Direction:
Quote all lines below exactly. Images stay out.

Data:
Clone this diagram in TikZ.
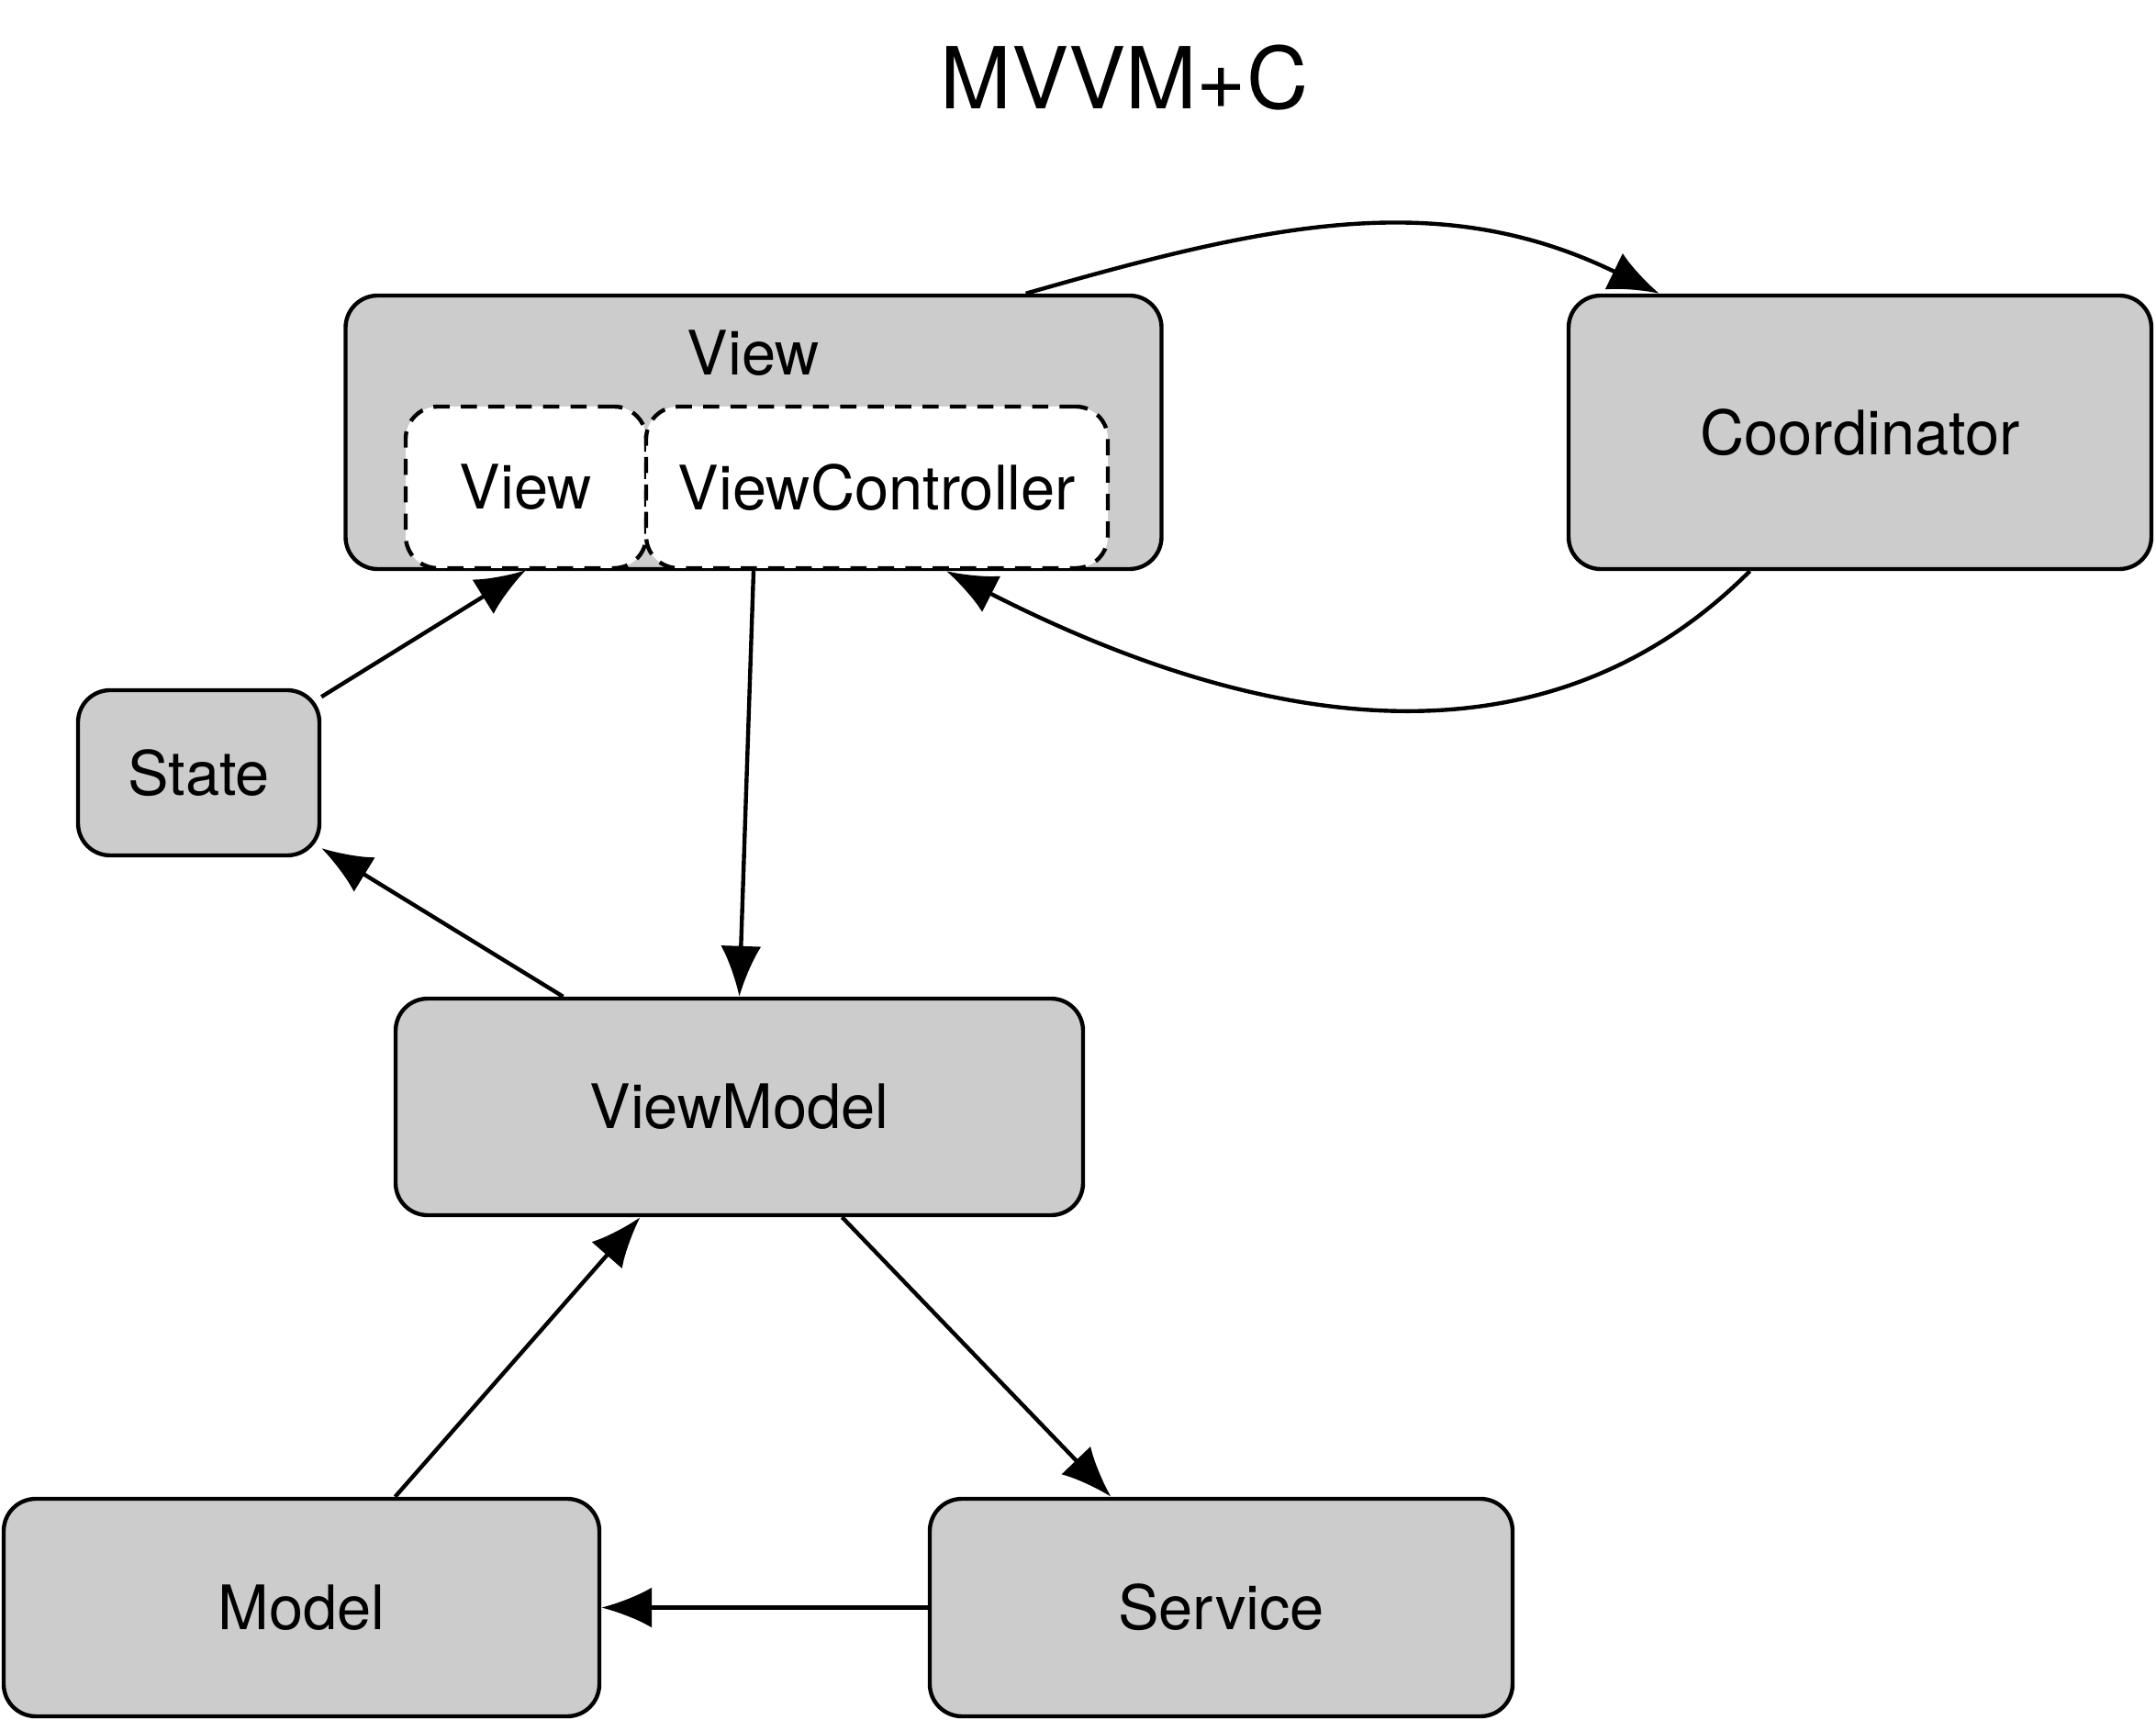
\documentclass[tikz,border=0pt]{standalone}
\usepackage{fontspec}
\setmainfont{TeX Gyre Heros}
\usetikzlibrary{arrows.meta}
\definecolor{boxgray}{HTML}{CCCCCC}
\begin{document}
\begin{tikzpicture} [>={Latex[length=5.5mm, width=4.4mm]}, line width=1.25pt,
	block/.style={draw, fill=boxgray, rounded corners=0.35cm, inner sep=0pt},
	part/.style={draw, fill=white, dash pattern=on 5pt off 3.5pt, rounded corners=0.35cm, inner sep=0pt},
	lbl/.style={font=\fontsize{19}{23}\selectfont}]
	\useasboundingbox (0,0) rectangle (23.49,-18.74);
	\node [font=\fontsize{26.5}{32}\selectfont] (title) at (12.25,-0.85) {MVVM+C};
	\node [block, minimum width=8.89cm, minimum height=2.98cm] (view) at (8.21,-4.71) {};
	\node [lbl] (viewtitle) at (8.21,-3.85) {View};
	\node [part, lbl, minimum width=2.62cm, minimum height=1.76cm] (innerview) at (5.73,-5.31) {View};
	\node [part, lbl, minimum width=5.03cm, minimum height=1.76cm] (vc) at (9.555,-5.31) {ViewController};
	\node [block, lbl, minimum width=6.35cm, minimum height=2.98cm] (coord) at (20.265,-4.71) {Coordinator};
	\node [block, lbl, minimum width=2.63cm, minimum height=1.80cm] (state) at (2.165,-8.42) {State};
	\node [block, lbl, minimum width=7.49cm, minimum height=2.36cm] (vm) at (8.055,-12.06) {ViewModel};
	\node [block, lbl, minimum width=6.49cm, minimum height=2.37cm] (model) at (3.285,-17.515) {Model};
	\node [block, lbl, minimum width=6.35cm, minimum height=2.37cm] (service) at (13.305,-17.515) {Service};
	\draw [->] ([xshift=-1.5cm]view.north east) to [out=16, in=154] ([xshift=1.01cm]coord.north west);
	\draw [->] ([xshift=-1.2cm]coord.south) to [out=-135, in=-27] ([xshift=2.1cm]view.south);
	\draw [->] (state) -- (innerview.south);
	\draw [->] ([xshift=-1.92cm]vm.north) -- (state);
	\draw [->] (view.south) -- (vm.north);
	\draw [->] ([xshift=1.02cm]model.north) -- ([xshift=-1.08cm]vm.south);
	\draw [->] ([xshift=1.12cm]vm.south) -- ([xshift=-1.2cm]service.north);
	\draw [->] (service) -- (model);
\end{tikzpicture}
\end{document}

Written response:
Clone this diagram in TikZ.
\documentclass[tikz,border=0pt]{standalone}
\usepackage{fontspec}
\setmainfont{TeX Gyre Heros}
\usetikzlibrary{arrows.meta}
\definecolor{boxgray}{HTML}{CCCCCC}
\begin{document}
\begin{tikzpicture} [>={Latex[length=5.5mm, width=4.4mm]}, line width=1.25pt,
	block/.style={draw, fill=boxgray, rounded corners=0.35cm, inner sep=0pt},
	part/.style={draw, fill=white, dash pattern=on 5pt off 3.5pt, rounded corners=0.35cm, inner sep=0pt},
	lbl/.style={font=\fontsize{19}{23}\selectfont}]
	\useasboundingbox (0,0) rectangle (23.49,-18.74);
	\node [font=\fontsize{26.5}{32}\selectfont] (title) at (12.25,-0.85) {MVVM+C};
	\node [block, minimum width=8.89cm, minimum height=2.98cm] (view) at (8.21,-4.71) {};
	\node [lbl] (viewtitle) at (8.21,-3.85) {View};
	\node [part, lbl, minimum width=2.62cm, minimum height=1.76cm] (innerview) at (5.73,-5.31) {View};
	\node [part, lbl, minimum width=5.03cm, minimum height=1.76cm] (vc) at (9.555,-5.31) {ViewController};
	\node [block, lbl, minimum width=6.35cm, minimum height=2.98cm] (coord) at (20.265,-4.71) {Coordinator};
	\node [block, lbl, minimum width=2.63cm, minimum height=1.80cm] (state) at (2.165,-8.42) {State};
	\node [block, lbl, minimum width=7.49cm, minimum height=2.36cm] (vm) at (8.055,-12.06) {ViewModel};
	\node [block, lbl, minimum width=6.49cm, minimum height=2.37cm] (model) at (3.285,-17.515) {Model};
	\node [block, lbl, minimum width=6.35cm, minimum height=2.37cm] (service) at (13.305,-17.515) {Service};
	\draw [->] ([xshift=-1.5cm]view.north east) to [out=16, in=154] ([xshift=1.01cm]coord.north west);
	\draw [->] ([xshift=-1.2cm]coord.south) to [out=-135, in=-27] ([xshift=2.1cm]view.south);
	\draw [->] (state) -- (innerview.south);
	\draw [->] ([xshift=-1.92cm]vm.north) -- (state);
	\draw [->] (view.south) -- (vm.north);
	\draw [->] ([xshift=1.02cm]model.north) -- ([xshift=-1.08cm]vm.south);
	\draw [->] ([xshift=1.12cm]vm.south) -- ([xshift=-1.2cm]service.north);
	\draw [->] (service) -- (model);
\end{tikzpicture}
\end{document}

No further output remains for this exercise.